:: Supplied data ::

○ ○ ○

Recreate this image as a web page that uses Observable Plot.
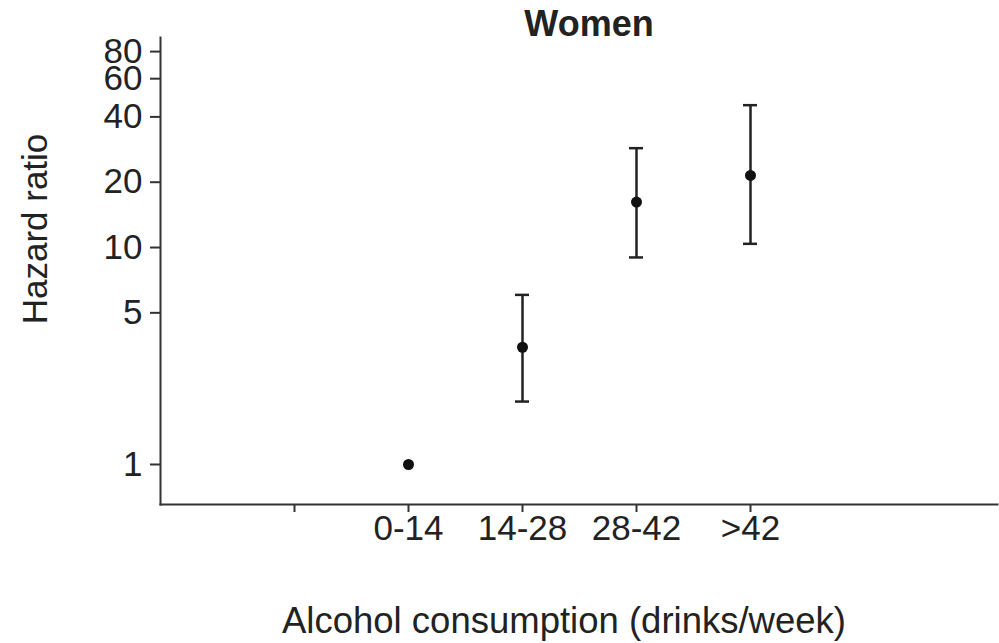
<!DOCTYPE html>
<html>
<head>
<meta charset="utf-8">
<script src="https://cdn.jsdelivr.net/npm/d3@7"></script>
<script src="https://cdn.jsdelivr.net/npm/@observablehq/plot@0.6"></script>
<style>
  html, body { margin: 0; padding: 0; background: #fff; }
  #chart svg { display: block; }
</style>
</head>
<body>
<div id="chart"></div>
<script>
// Data
const categories = ["0-14", "14-28", "28-42", ">42"];
const hazardRatio = [1.0, 3.47, 16.2, 21.5];
const ciLower = [null, 1.95, 9.0, 10.4];
const ciUpper = [null, 6.05, 28.7, 45.3];
const yTicks = [1, 5, 10, 20, 40, 60, 80];
const xDomain = ["", ...categories];

const rows = categories.map((c, i) => ({
  cat: c, hr: hazardRatio[i], lo: ciLower[i], hi: ciUpper[i]
}));
const ciRows = rows.filter(d => d.lo != null);

const ink = "#222";
const font = "Liberation Sans, Arial, Helvetica, sans-serif";

const chart = Plot.plot({
  width: 999,
  height: 643,
  marginLeft: 160,
  marginRight: 2,
  marginTop: 37,
  marginBottom: 139,
  style: { fontFamily: font, color: ink, background: "#fff" },
  x: { type: "point", domain: xDomain, range: [292, 751], padding: 0 },
  y: { type: "log", domain: [0.654, 92.9] },
  marks: [
    Plot.frame({ anchor: "left", stroke: "#333", strokeWidth: 2 }),
    Plot.frame({ anchor: "bottom", stroke: "#333", strokeWidth: 2 }),
    Plot.axisY({
      ticks: yTicks, tickSize: 10, text: null, stroke: "#333", strokeWidth: 2, label: null
    }),
    Plot.text(yTicks, {
      y: d => d, text: d => String(d), frameAnchor: "left", dx: -18,
      textAnchor: "end", lineAnchor: "middle", fontSize: 35, fill: ink
    }),
    Plot.axisX({
      tickSize: 8, tickPadding: 3, fontSize: 35, stroke: "#333", strokeWidth: 2,
      label: null, fill: ink
    }),
    Plot.ruleX(ciRows, { x: "cat", y1: "lo", y2: "hi", stroke: "#222", strokeWidth: 2.5 }),
    Plot.ruleY(ciRows, { x1: "cat", x2: "cat", y: "lo", stroke: "#222", strokeWidth: 2.5, insetLeft: -7, insetRight: -7 }),
    Plot.ruleY(ciRows, { x1: "cat", x2: "cat", y: "hi", stroke: "#222", strokeWidth: 2.5, insetLeft: -7, insetRight: -7 }),
    Plot.dot(rows, { x: "cat", y: "hr", r: 5.5, fill: "#111", stroke: "none" }),
    Plot.text(["Women"], {
      frameAnchor: "top", dx: 10, dy: -13, fontSize: 36, fontWeight: "bold",
      fill: ink, lineAnchor: "middle"
    }),
    Plot.text(["Hazard ratio"], {
      frameAnchor: "left", dx: -125, dy: -42, rotate: -90, fontSize: 35,
      fill: ink, lineAnchor: "middle", textAnchor: "middle"
    }),
    Plot.text(["Alcohol consumption (drinks/week)"], {
      frameAnchor: "bottom", dx: -15, dy: 117, fontSize: 36.5,
      fill: ink, lineAnchor: "middle"
    })
  ]
});
document.getElementById("chart").appendChild(chart);
</script>
</body>
</html>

○ ○ ○

Go through the listing above and quote it exactly, apart from its images.

:: Worked answer ::
Recreate this image as a web page that uses Observable Plot.
<!DOCTYPE html>
<html>
<head>
<meta charset="utf-8">
<script src="https://cdn.jsdelivr.net/npm/d3@7"></script>
<script src="https://cdn.jsdelivr.net/npm/@observablehq/plot@0.6"></script>
<style>
  html, body { margin: 0; padding: 0; background: #fff; }
  #chart svg { display: block; }
</style>
</head>
<body>
<div id="chart"></div>
<script>
// Data
const categories = ["0-14", "14-28", "28-42", ">42"];
const hazardRatio = [1.0, 3.47, 16.2, 21.5];
const ciLower = [null, 1.95, 9.0, 10.4];
const ciUpper = [null, 6.05, 28.7, 45.3];
const yTicks = [1, 5, 10, 20, 40, 60, 80];
const xDomain = ["", ...categories];

const rows = categories.map((c, i) => ({
  cat: c, hr: hazardRatio[i], lo: ciLower[i], hi: ciUpper[i]
}));
const ciRows = rows.filter(d => d.lo != null);

const ink = "#222";
const font = "Liberation Sans, Arial, Helvetica, sans-serif";

const chart = Plot.plot({
  width: 999,
  height: 643,
  marginLeft: 160,
  marginRight: 2,
  marginTop: 37,
  marginBottom: 139,
  style: { fontFamily: font, color: ink, background: "#fff" },
  x: { type: "point", domain: xDomain, range: [292, 751], padding: 0 },
  y: { type: "log", domain: [0.654, 92.9] },
  marks: [
    Plot.frame({ anchor: "left", stroke: "#333", strokeWidth: 2 }),
    Plot.frame({ anchor: "bottom", stroke: "#333", strokeWidth: 2 }),
    Plot.axisY({
      ticks: yTicks, tickSize: 10, text: null, stroke: "#333", strokeWidth: 2, label: null
    }),
    Plot.text(yTicks, {
      y: d => d, text: d => String(d), frameAnchor: "left", dx: -18,
      textAnchor: "end", lineAnchor: "middle", fontSize: 35, fill: ink
    }),
    Plot.axisX({
      tickSize: 8, tickPadding: 3, fontSize: 35, stroke: "#333", strokeWidth: 2,
      label: null, fill: ink
    }),
    Plot.ruleX(ciRows, { x: "cat", y1: "lo", y2: "hi", stroke: "#222", strokeWidth: 2.5 }),
    Plot.ruleY(ciRows, { x1: "cat", x2: "cat", y: "lo", stroke: "#222", strokeWidth: 2.5, insetLeft: -7, insetRight: -7 }),
    Plot.ruleY(ciRows, { x1: "cat", x2: "cat", y: "hi", stroke: "#222", strokeWidth: 2.5, insetLeft: -7, insetRight: -7 }),
    Plot.dot(rows, { x: "cat", y: "hr", r: 5.5, fill: "#111", stroke: "none" }),
    Plot.text(["Women"], {
      frameAnchor: "top", dx: 10, dy: -13, fontSize: 36, fontWeight: "bold",
      fill: ink, lineAnchor: "middle"
    }),
    Plot.text(["Hazard ratio"], {
      frameAnchor: "left", dx: -125, dy: -42, rotate: -90, fontSize: 35,
      fill: ink, lineAnchor: "middle", textAnchor: "middle"
    }),
    Plot.text(["Alcohol consumption (drinks/week)"], {
      frameAnchor: "bottom", dx: -15, dy: 117, fontSize: 36.5,
      fill: ink, lineAnchor: "middle"
    })
  ]
});
document.getElementById("chart").appendChild(chart);
</script>
</body>
</html>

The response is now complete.